Hamas Debates Cease-Fire With Israel as Leaders Head to Gaza
(Bloomberg) -- Top Hamas chiefs from abroad traveled to the Gaza Strip in a bid to decide with local leaders whether to call off four months of conflict with Israel and accept a cease-fire proposed by mediators from Egypt and the United Nations.
Salah al-Arouri, Turkey-based deputy head of the militant group that rules Gaza, and Mussa Abu Marzuk, another senior leader, crossed from Egypt to Gaza for three days of talks, spokesman Fawzi Barhoum said in an email. Hamas is considered a terrorist organization by Israel, the U.S. and European Union.
The arrival of the Hamas leadership follows a flurry of diplomatic activity aimed at curtailing the violence between Palestinians in Gaza and Israel, while also trying to end the 11-year-old schism between Hamas and the West Bank-based Palestinian Authority.
Nickolay Mladenov, the UN special coordinator for Middle East peace efforts, has over the past two weeks been shuttling among Cairo, Jerusalem, Ramallah and Gaza to sell the cease-fire. Palestinian Authority President Mahmoud Abbas sent Deputy Prime Minister Ziad Abu Amr to Gaza for the talks.
The aim of Al-Arouri’s visit is “to achieve an internal reconciliation and end the unfair Israeli siege that has been imposed on the Gaza Strip for 12 years,” Barhoum said.
Netanyahu Trip Canceled
Gaza, a tiny coastal wedge that is home to 2 million Palestinians, has been the scene of air-raids, firefights and missile battles since the end of March when residents started weekly protest marches to the fence separating them from Israel. More than 150 Palestinians have been killed since then, many by Israeli army snipers. Gunmen from Gaza have occasionally fired on Israeli forces too, killing a soldier two weeks ago, while others have launched rockets into Israeli towns and sent incendiary kites and balloons across the border, setting fire to Israeli farmland.
While Israel and Hamas say they don’t talk directly, speculation that a deal is in the works was heightened Thursday when Prime Minister Benjamin Netanyahu abruptly canceled a visit to Colombia planned for next week. Netanyahu’s Security Cabinet will meet Sunday to discuss the cease-fire efforts, Israel’s Channel 10 reported.
In another move that prompted talk of progress, Israel approved the entry of six truckloads of equipment for water projects carried out by the U.S. government agency, USAID. Defense Minister Avigdor Liberman, however, on Thursday banned the entry of fuel and gas deliveries to Gaza over the persistence of incendiary devices launched at Israel.

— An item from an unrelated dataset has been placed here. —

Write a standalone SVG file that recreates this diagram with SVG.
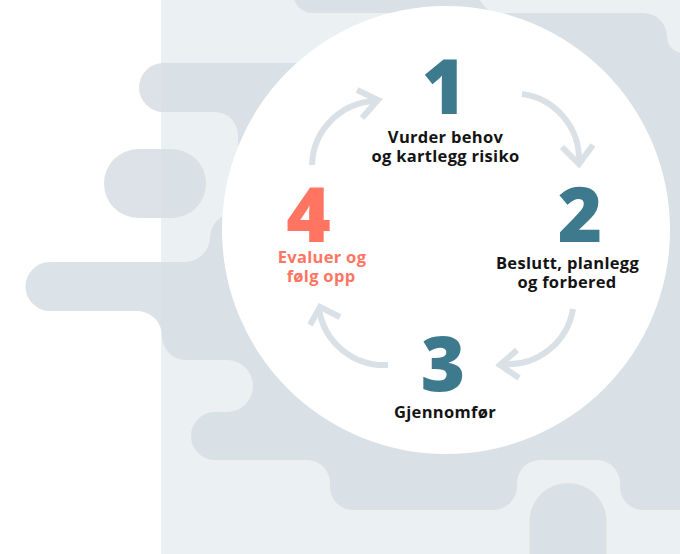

Israel has been seeking the release of two citizens held in Gaza and the bodies of two soldiers killed in a 2014 war with Hamas. Israel had to free more than 1,000 Palestinian prisoners in 2011 to secure the release of a single soldier held prisoner by Hamas for five years, but opposition to another such transaction has grown among the public and politicians, who say it gives Hamas an incentive to kidnap Israelis.
Netanyahu’s deputy minister for public diplomacy, Michael Oren, acknowledged that efforts were being made to halt the violence, without discussing Israel’s involvement.
“We always communicate through third parties,” he said. “There’s no viable solution for Gaza that does not involve Egypt.”